The trade-offs leaders should be ready for

There is no serious path to strategic leadership development without trade-offs. In the short term, managers may feel stretched. Senior leaders may need to resist stepping in too quickly. Some performance issues will become more visible as expectations rise.

That is not failure. It is part of the work.

You may also find that not every manager is ready for the shift. Some are excellent at coordination and team support but uncomfortable with ambiguity, conflict, or broader business ownership. That does not make them ineffective. It means the organization needs to be honest about role fit and development pace.

The key is to avoid treating all managers the same. Some need foundational support. Others are ready for deeper strategic exposure. A blanket program often under-serves both groups.

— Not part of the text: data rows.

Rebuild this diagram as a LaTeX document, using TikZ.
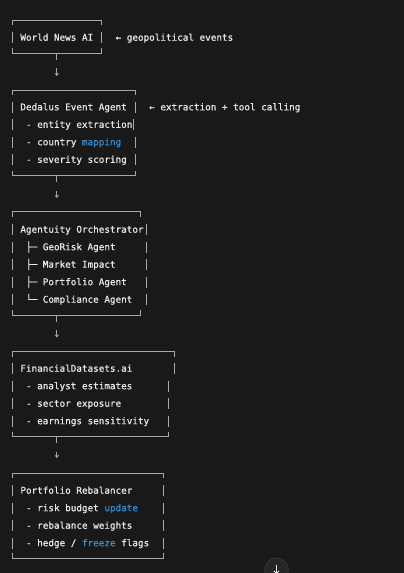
\documentclass[tikz,border=0pt]{standalone}
\usepackage{fontspec}
\setmonofont[FakeBold=0.7]{DejaVu Sans Mono}
\usetikzlibrary{arrows.meta}
\definecolor{bg}{HTML}{191919}
\definecolor{txt}{HTML}{E8E8E8}
\definecolor{rulec}{HTML}{A8A8A8}
\definecolor{hl}{HTML}{3A8AC9}
\definecolor{btn}{HTML}{262626}
\definecolor{btnedge}{HTML}{3A3A3A}
\tikzset{
  row/.style={anchor=base west, inner sep=0pt, outer sep=0pt, text=txt,
    font=\ttfamily\fontsize{9.3}{11}\selectfont},
  frame/.style={draw=rulec, line width=0.8pt},
  flow/.style={draw=rulec, line width=0.8pt, dash pattern=on 6.5pt off 8.5pt on 8pt,
    -{Stealth[length=3pt,width=4.5pt]}},
}
\newcommand{\vbarat}[2]{\draw[frame] (#1,#2-8.5) -- (#1,#2+2.5);}
\newcommand{\topedge}[2]{\draw[frame] (12,#1+5) -- (12,#1) -- (#2,#1) -- (#2,#1+5);}
\newcommand{\botedge}[2]{\draw[frame] (12,#1-5) -- (12,#1) -- (#2,#1) -- (#2,#1-5);}
\begin{document}
\begin{tikzpicture}[x=1pt,y=-1pt]
\useasboundingbox (0,0) rectangle (404,573);
\fill[bg] (0,0) rectangle (404,573);

% ---- Box 1
\topedge{20}{101.6}
\node[row] (b1r1) at (20.4,40.7) {World News AI};
\vbarat{12}{40.7}\vbarat{101.6}{40.7}
\botedge{53.3}{101.6}
\node[row] (l1) at (115.6,40.7) {← geopolitical events};

% ---- Box 2
\topedge{90}{135.2}
\node[row] (b2r1) at (20.4,110.3) {Dedalus Event Agent};
\node[row] (b2r2) at (26,127.8) {- entity extraction};
\node[row] (b2r3) at (26,145.3) {- country \textcolor{hl}{mapping}};
\node[row] (b2r4) at (26,162.8) {- severity scoring};
\vbarat{12}{110.3}\vbarat{135.2}{110.3}
\vbarat{12}{127.8}\vbarat{133}{127.8}
\vbarat{12}{145.3}\vbarat{135.2}{145.3}
\vbarat{12}{162.8}\vbarat{135.2}{162.8}
\botedge{175.5}{135.2}
\node[row] (l2) at (149.2,110.3) {← extraction + tool calling};

% ---- Box 3
\topedge{211.5}{140.8}
\node[row] (b3r1) at (20.4,232.7) {Agentuity Orchestrator};
\node[row] (b3r2) at (26,250.2) {├─ GeoRisk Agent};
\node[row] (b3r3) at (26,267.7) {├─ Market Impact};
\node[row] (b3r4) at (26,285.2) {├─ Portfolio Agent};
\node[row] (b3r5) at (26,302.7) {└─ Compliance Agent};
\foreach \yy in {232.7,250.2,267.7,285.2,302.7}{\vbarat{12}{\yy}\vbarat{146.4}{\yy}}
\botedge{315}{140.8}

% ---- Box 4
\topedge{351.5}{174.4}
\node[row] (b4r1) at (20.4,371.7) {FinancialDatasets.ai};
\node[row] (b4r2) at (26,389.2) {- analyst estimates};
\node[row] (b4r3) at (26,406.7) {- sector exposure};
\node[row] (b4r4) at (26,424.2) {- earnings sensitivity};
\vbarat{12}{371.7}\vbarat{174.4}{371.7}
\foreach \yy in {389.2,406.7,424.2}{\vbarat{12}{\yy}\vbarat{168.8}{\yy}}
\botedge{436.7}{168.8}

% ---- Box 5
\topedge{473.3}{163.2}
\node[row] (b5r1) at (20.4,493.7) {Portfolio Rebalancer};
\node[row] (b5r2) at (26,511.2) {- risk budget \textcolor{hl}{update}};
\node[row] (b5r3) at (26,528.7) {- rebalance weights};
\node[row] (b5r4) at (26,546.2) {- hedge / \textcolor{hl}{freeze} flags};
\foreach \yy in {493.7,511.2,528.7,546.2}{\vbarat{12}{\yy}\vbarat{163.2}{\yy}}
\botedge{558.3}{163.2}

% ---- connectors
\coordinate (c1s) at (56.8,53.3);  \coordinate (c1e) at (56.8,76);
\coordinate (c2s) at (56.8,175.5); \coordinate (c2e) at (56.8,198);
\coordinate (c3s) at (56.8,315);   \coordinate (c3e) at (56.8,337.5);
\coordinate (c4s) at (56.8,436.7); \coordinate (c4e) at (56.8,458);
\draw[flow] (c1s) -- (c1e);
\draw[flow] (c2s) -- (c2e);
\draw[flow] (c3s) -- (c3e);
\draw[flow] (c4s) -- (c4e);

% ---- scroll button
\node[circle, minimum size=24pt, inner sep=0pt, fill=btn, draw=btnedge, line width=0.6pt] (btn) at (276.5,570) {};
\coordinate (btna) at (276.5,564.5);
\coordinate (btnb) at (276.5,574);
\draw[draw=txt, line width=0.8pt, -{Straight Barb[length=2.5pt,width=5pt]}] (btna) -- (btnb);
\end{tikzpicture}
\end{document}
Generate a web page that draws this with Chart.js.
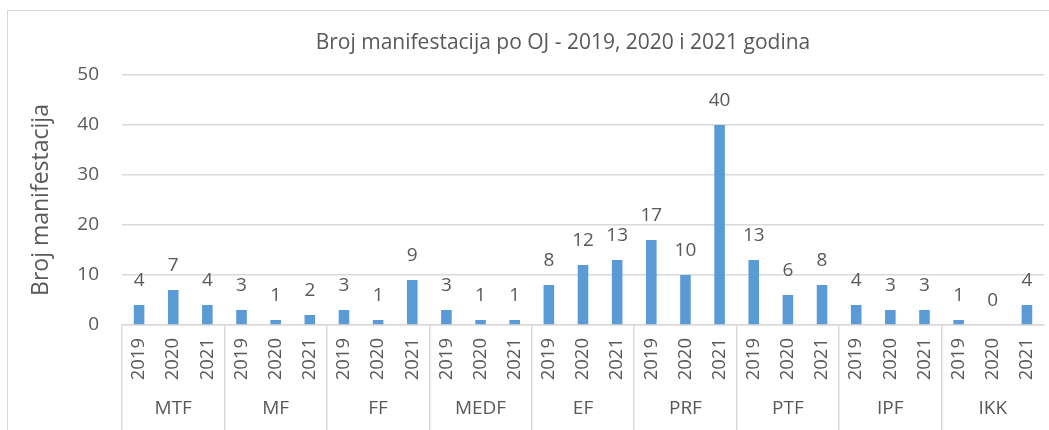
<!DOCTYPE html>
<html>
<head>
<meta charset="utf-8">
<script src="https://cdn.jsdelivr.net/npm/chart.js@4/dist/chart.umd.min.js"></script>
<style>
  html, body { margin: 0; padding: 0; background: #fff; overflow: hidden; }
  #wrap { position: relative; width: 1049px; height: 430px; overflow: hidden; }
  #frame {
    position: absolute; left: 7px; top: 10px; width: 1200px; height: 600px;
    border: 1.5px solid #d9d9d9; pointer-events: none;
  }
  #box { position: absolute; left: 8px; top: 0; width: 1110px; height: 430px; }
</style>
</head>
<body>
<div id="wrap">
  <div id="box"><canvas id="chart-oj" width="1110" height="430"></canvas></div>
  <div id="frame"></div>
</div>
<script>
/* ------------------------------
 * podaci
 * ------------------------------ */
const GROUPS = ['MTF', 'MF', 'FF', 'MEDF', 'EF', 'PRF', 'PTF', 'IPF', 'IKK'];
const YEARS = ['2019', '2020', '2021'];
const VALUES = [
  4, 7, 4,     // MTF
  3, 1, 2,     // MF
  3, 1, 9,     // FF
  3, 1, 1,     // MEDF
  8, 12, 13,   // EF
  17, 10, 40,  // PRF
  13, 6, 8,    // PTF
  4, 3, 3,     // IPF
  1, 0, 4      // IKK
];
const Y_TICKS = [0, 10, 20, 30, 40, 50];

const TEXT = '#595959';
const GRID = '#d9d9d9';
const BAR = '#5b9bd5';
const FONT = '"Open Sans", sans-serif';

// labels: jedna kategorija = godina unutar OJ
const labels = [];
GROUPS.forEach(() => YEARS.forEach(y => labels.push(y)));

/* ------------------------------
 * vrijednosti iznad stubaca
 * ------------------------------ */
const valueLabels = {
  id: 'valueLabels',
  afterDatasetsDraw(chart) {
    const ctx = chart.ctx;
    const meta = chart.getDatasetMeta(0);
    ctx.save();
    ctx.fillStyle = TEXT;
    ctx.font = '19px ' + FONT;
    ctx.textAlign = 'center';
    ctx.textBaseline = 'middle';
    meta.data.forEach((bar, i) => {
      ctx.fillText(String(VALUES[i]), bar.x, bar.y - 24);
    });
    ctx.restore();
  }
};

const ctx = document.getElementById('chart-oj');

new Chart(ctx, {
  type: 'bar',
  plugins: [valueLabels],
  data: {
    labels: labels,
    datasets: [{
      label: 'Broj manifestacija',
      data: VALUES,
      backgroundColor: BAR,
      borderWidth: 0,
      categoryPercentage: 1,
      barPercentage: 0.31
    }]
  },
  options: {
    responsive: false,
    animation: false,
    layout: { padding: 0 },
    scales: {
      x: {
        position: 'bottom',
        grid: {
          offset: true,
          drawOnChartArea: false,
          tickLength: 110,
          lineWidth: 1.5,
          // samo granice između OJ
          color: (c) => (c.index % 3 === 0 ? GRID : 'rgba(0,0,0,0)')
        },
        border: { display: true, color: GRID, width: 1.5 },
        ticks: {
          autoSkip: false,
          minRotation: 90,
          maxRotation: 90,
          padding: -97,
          color: TEXT,
          font: { family: FONT, size: 18.5 }
        },
        afterFit: (s) => { s.height = 65; }
      },
      x2: {
        type: 'category',
        position: 'bottom',
        labels: GROUPS,
        grid: { display: false },
        border: { display: false },
        ticks: {
          padding: -1,
          color: TEXT,
          font: { family: FONT, size: 19 }
        },
        afterFit: (s) => { s.height = 40; }
      },
      y: {
        min: 0,
        max: 50,
        afterBuildTicks: (s) => { s.ticks = Y_TICKS.map(v => ({ value: v })); },
        grid: { color: GRID, lineWidth: 1.5, drawTicks: false },
        border: { display: false },
        ticks: {
          padding: 23,
          color: TEXT,
          font: { family: FONT, size: 19 }
        },
        title: {
          display: true,
          text: 'Broj manifestacija',
          color: TEXT,
          font: { family: FONT, size: 23 },
          padding: { top: 20, bottom: 0 }
        },
        afterFit: (s) => { s.width = 114; }
      },
      // prazna desna osa: grafikon je u originalu odsječen s desne strane
      yRight: {
        type: 'linear',
        position: 'right',
        grid: { display: false },
        border: { display: false },
        ticks: { display: false },
        afterFit: (s) => { s.width = 74; }
      }
    },
    plugins: {
      legend: { display: false },
      tooltip: { enabled: false },
      title: {
        display: true,
        text: 'Broj manifestacija po OJ - 2019, 2020 i 2021 godina',
        color: TEXT,
        font: { family: FONT, size: 21, weight: 'normal' },
        padding: { top: 30, bottom: 19.8 }
      }
    }
  }
});
</script>
</body>
</html>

What changes when managers lead strategically

When managers begin operating as strategic leaders, the impact is visible. Teams spend less time chasing unclear priorities. Meetings improve because decisions become sharper. Accountability becomes more consistent because standards are clearer and follow-through is stronger.

Cross-functional relationships also improve. Strategic managers understand that execution depends on coordination, not just effort inside their own department. They anticipate downstream effects, communicate earlier, and reduce friction that typically slows performance.

Perhaps most importantly, senior leaders regain capacity. When managers can think, decide, coach, and lead at a higher level, executives spend less time rescuing teams and more time focusing on direction, growth, and enterprise-level decisions.

That is the real return. You are not developing managers for development's sake. You are strengthening the layer of leadership that determines whether strategy lives in presentations or in daily behavior.

If your managers are still carrying responsibility without enough strategic capacity, the answer is not to demand more effort. It is to build a leadership system that helps them think bigger, lead better, and execute with greater consistency. That is how organizations create results that last.